[Start]

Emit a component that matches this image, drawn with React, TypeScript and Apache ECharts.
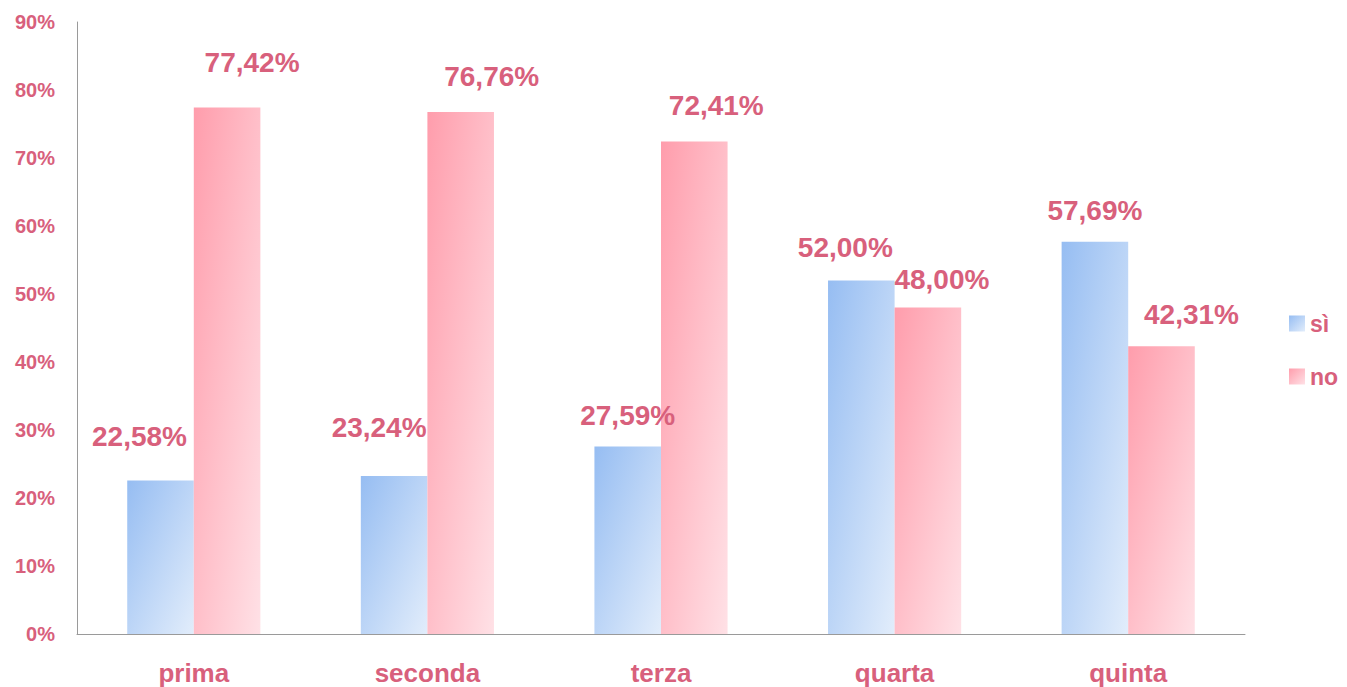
import React, { useEffect, useRef } from "react";
import * as echarts from "echarts";

const categories = ["prima", "seconda", "terza", "quarta", "quinta"];
const seriesNames = ["sì", "no"];
const siValues = [22.58, 23.24, 27.59, 52.0, 57.69];
const noValues = [77.42, 76.76, 72.41, 48.0, 42.31];
const yTicks = { min: 0, max: 90, interval: 10 };

// label placement tweaks (style only)
const siLabelOffsets = [[-21, -25], [-15, -29], [0, -12], [-16, -14], [0, -12]];
const noLabelOffsets = [[25, -26], [31, -17], [22, -17], [14, -9], [30, -13]];

const PINK_TEXT = "#D8607C";
const FONT = "'Liberation Sans', Arial, sans-serif";

const blueGrad = () =>
  new echarts.graphic.LinearGradient(0, 0, 1, 1, [
    { offset: 0, color: "#96BDF2" },
    { offset: 1, color: "#E2EDFB" },
  ]);
const pinkGrad = () =>
  new echarts.graphic.LinearGradient(0, 0, 1, 1, [
    { offset: 0, color: "#FF9DAC" },
    { offset: 1, color: "#FFE1E6" },
  ]);

const fmt = (v: number) => v.toFixed(2).replace(".", ",") + "%";

export default function App() {
  const ref = useRef<HTMLDivElement>(null);
  useEffect(() => {
    if (!ref.current) return;
    const chart = echarts.init(ref.current, undefined, { renderer: "svg" });
    const mkData = (vals: number[], offs: number[][]) =>
      vals.map((v, i) => ({
        value: v,
        label: { offset: offs[i] },
      }));
    const labelStyle = {
      show: true,
      position: "top",
      color: PINK_TEXT,
      fontSize: 28,
      fontWeight: "bold",
      fontFamily: FONT,
      formatter: (p: any) => fmt(p.value),
    };
    chart.setOption({
      animation: false,
      backgroundColor: "#ffffff",
      grid: { left: 77, right: 102, top: 22, bottom: 53, containLabel: false },
      legend: {
        orient: "vertical",
        left: 1284,
        top: 307,
        itemWidth: 16,
        itemHeight: 16,
        itemGap: 30,
        itemTextGap: 7,
        icon: "rect",
        data: seriesNames,
        textStyle: {
          color: PINK_TEXT,
          fontSize: 23,
          fontWeight: "bold",
          fontFamily: FONT,
        },
      },
      xAxis: {
        type: "category",
        data: categories,
        axisLine: { show: true, lineStyle: { color: "#9a9a9a", width: 1 } },
        axisTick: { show: false },
        axisLabel: {
          color: PINK_TEXT,
          fontSize: 26,
          fontWeight: "bold",
          fontFamily: FONT,
          margin: 26,
        },
      },
      yAxis: {
        type: "value",
        min: yTicks.min,
        max: yTicks.max,
        interval: yTicks.interval,
        axisLine: { show: true, lineStyle: { color: "#9a9a9a", width: 1 } },
        axisTick: { show: false },
        splitLine: { show: false },
        axisLabel: {
          formatter: "{value}%",
          color: PINK_TEXT,
          fontSize: 20,
          fontWeight: "bold",
          fontFamily: FONT,
          margin: 22,
        },
      },
      series: [
        {
          name: seriesNames[0],
          type: "bar",
          data: mkData(siValues, siLabelOffsets),
          barGap: "0%",
          barCategoryGap: "43%",
          itemStyle: { color: blueGrad() },
          label: labelStyle,
        },
        {
          name: seriesNames[1],
          type: "bar",
          data: mkData(noValues, noLabelOffsets),
          barGap: "0%",
          barCategoryGap: "43%",
          itemStyle: { color: pinkGrad() },
          label: labelStyle,
        },
      ],
    });
    return () => chart.dispose();
  }, []);
  return (
    <div
      ref={ref}
      style={{ position: "fixed", left: 0, top: 0, width: 1347, height: 687 }}
    />
  );
}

[End]

-- GIVEN PROBLEM --
Reproduce the material above verbatim; omit every picture.

-- TASK RESPONSE --
Emit a component that matches this image, drawn with React, TypeScript and Apache ECharts.
import React, { useEffect, useRef } from "react";
import * as echarts from "echarts";

const categories = ["prima", "seconda", "terza", "quarta", "quinta"];
const seriesNames = ["sì", "no"];
const siValues = [22.58, 23.24, 27.59, 52.0, 57.69];
const noValues = [77.42, 76.76, 72.41, 48.0, 42.31];
const yTicks = { min: 0, max: 90, interval: 10 };

// label placement tweaks (style only)
const siLabelOffsets = [[-21, -25], [-15, -29], [0, -12], [-16, -14], [0, -12]];
const noLabelOffsets = [[25, -26], [31, -17], [22, -17], [14, -9], [30, -13]];

const PINK_TEXT = "#D8607C";
const FONT = "'Liberation Sans', Arial, sans-serif";

const blueGrad = () =>
  new echarts.graphic.LinearGradient(0, 0, 1, 1, [
    { offset: 0, color: "#96BDF2" },
    { offset: 1, color: "#E2EDFB" },
  ]);
const pinkGrad = () =>
  new echarts.graphic.LinearGradient(0, 0, 1, 1, [
    { offset: 0, color: "#FF9DAC" },
    { offset: 1, color: "#FFE1E6" },
  ]);

const fmt = (v: number) => v.toFixed(2).replace(".", ",") + "%";

export default function App() {
  const ref = useRef<HTMLDivElement>(null);
  useEffect(() => {
    if (!ref.current) return;
    const chart = echarts.init(ref.current, undefined, { renderer: "svg" });
    const mkData = (vals: number[], offs: number[][]) =>
      vals.map((v, i) => ({
        value: v,
        label: { offset: offs[i] },
      }));
    const labelStyle = {
      show: true,
      position: "top",
      color: PINK_TEXT,
      fontSize: 28,
      fontWeight: "bold",
      fontFamily: FONT,
      formatter: (p: any) => fmt(p.value),
    };
    chart.setOption({
      animation: false,
      backgroundColor: "#ffffff",
      grid: { left: 77, right: 102, top: 22, bottom: 53, containLabel: false },
      legend: {
        orient: "vertical",
        left: 1284,
        top: 307,
        itemWidth: 16,
        itemHeight: 16,
        itemGap: 30,
        itemTextGap: 7,
        icon: "rect",
        data: seriesNames,
        textStyle: {
          color: PINK_TEXT,
          fontSize: 23,
          fontWeight: "bold",
          fontFamily: FONT,
        },
      },
      xAxis: {
        type: "category",
        data: categories,
        axisLine: { show: true, lineStyle: { color: "#9a9a9a", width: 1 } },
        axisTick: { show: false },
        axisLabel: {
          color: PINK_TEXT,
          fontSize: 26,
          fontWeight: "bold",
          fontFamily: FONT,
          margin: 26,
        },
      },
      yAxis: {
        type: "value",
        min: yTicks.min,
        max: yTicks.max,
        interval: yTicks.interval,
        axisLine: { show: true, lineStyle: { color: "#9a9a9a", width: 1 } },
        axisTick: { show: false },
        splitLine: { show: false },
        axisLabel: {
          formatter: "{value}%",
          color: PINK_TEXT,
          fontSize: 20,
          fontWeight: "bold",
          fontFamily: FONT,
          margin: 22,
        },
      },
      series: [
        {
          name: seriesNames[0],
          type: "bar",
          data: mkData(siValues, siLabelOffsets),
          barGap: "0%",
          barCategoryGap: "43%",
          itemStyle: { color: blueGrad() },
          label: labelStyle,
        },
        {
          name: seriesNames[1],
          type: "bar",
          data: mkData(noValues, noLabelOffsets),
          barGap: "0%",
          barCategoryGap: "43%",
          itemStyle: { color: pinkGrad() },
          label: labelStyle,
        },
      ],
    });
    return () => chart.dispose();
  }, []);
  return (
    <div
      ref={ref}
      style={{ position: "fixed", left: 0, top: 0, width: 1347, height: 687 }}
    />
  );
}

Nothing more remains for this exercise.